Although some countries, including the United States and the Gulf states, seem happy to deal with a Pakistan led by the military, the army chief’s visible role as de facto leader could constrain Pakistani foreign policy in important ways. Dealings with India will become securitized, running through the military rather than the more conventional civilian bureaucratic channels, making dialogue harder and escalation risks more glaring. In the Middle East, where Pakistan recently signed a mutual defense pact with Saudi Arabia, a military-led Pakistan will be drawn deeper into the security calculus of other states, raising the risk of sharp policy divergence with Iran and entanglement in conflicts not of Pakistan’s choosing.
THE STAGE FULLY LIT
For decades, Pakistan’s invisible state allowed the generals to rule without responsibility while civilians absorbed the costs of failure. The Munir model reverses that bargain. By making military power public—putting the army chief in the White House, at the center of tariff policy and oil exploration, at the negotiating table with miners and tech firms—the generals promise efficiency and speed. The bargain also collapses the distance between the uniform and the republic. This is not a creeping coup. It is something slicker: strategic integration. The military has institutionalized its dominance rather than disguised it.

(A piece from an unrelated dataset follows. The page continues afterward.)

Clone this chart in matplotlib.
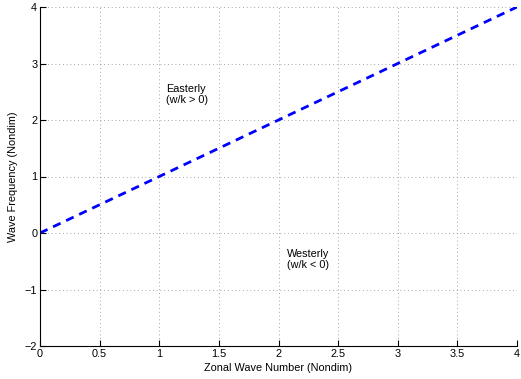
import matplotlib
matplotlib.use("Agg")
import matplotlib.pyplot as plt

# dispersion line: frequency vs zonal wavenumber
k = [0, 4]
w = [0, 4]

xticks = [0, 0.5, 1, 1.5, 2, 2.5, 3, 3.5, 4]
yticks = [-2, -1, 0, 1, 2, 3, 4]

plt.rcParams['font.family'] = ['Liberation Sans', 'DejaVu Sans']
plt.rcParams['font.size'] = 7.8
plt.rcParams['axes.unicode_minus'] = True

fig = plt.figure(figsize=(5.21, 3.79), dpi=100)
ax = fig.add_axes([40 / 521, 33 / 379, 477 / 521, 339 / 379])

ax.plot(k, w, linestyle='--', color='#0000ff', linewidth=2, dashes=(3, 2.2))

ax.set_xlim(0, 4)
ax.set_ylim(-2, 4)
ax.set_xticks(xticks)
ax.set_xticklabels([f"{t:g}" for t in xticks])
ax.set_yticks(yticks)
ax.set_yticklabels([f"{t:g}".replace('-', '\u2212') for t in yticks])
ax.grid(True, linestyle=(0, (1, 3.5)), color='#888888', linewidth=0.6)
ax.tick_params(direction='in', length=4, width=0.8, pad=2)

for side in ['top', 'right']:
    ax.spines[side].set_visible(False)
for side in ['left', 'bottom']:
    ax.spines[side].set_linewidth(0.8)

ax.text(1.06, 2.45, "Easterly\n(w/k > 0)", va='center', ha='left',
        multialignment='left', linespacing=1.2)
ax.text(2.07, -0.47, "Westerly\n(w/k < 0)", va='center', ha='left',
        multialignment='left', linespacing=1.2)

ax.set_xlabel("Zonal Wave Number (Nondim)", labelpad=3)
ax.set_ylabel("Wave Frequency (Nondim)", labelpad=5)

fig.savefig("out.png", dpi=100)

Ironically, Shehbaz Sharif now presides over a system his elder brother, Nawaz Sharif, once resisted. The elder Sharif famously clashed with the military each time he was premier. In 1998, when then army chief Jehangir Karamat proposed a constitutional National Security Council modeled on that in Turkey—a forum that formalized military input in governance—Nawaz saw it as overreach. Days later, Nawaz asked Karamat to step down, the first time a general, not the prime minister, paid the price in Pakistan’s political warfare. Under Shehbaz, the tables have entirely turned.
Strip away the polite language of “co-ownership” and “facilitation,” and the hybrid model is camouflage for an old truth made new: the generals run the show and civilians play along. The difference now is that the curtain is drawn open and the stage fully lit for all to see.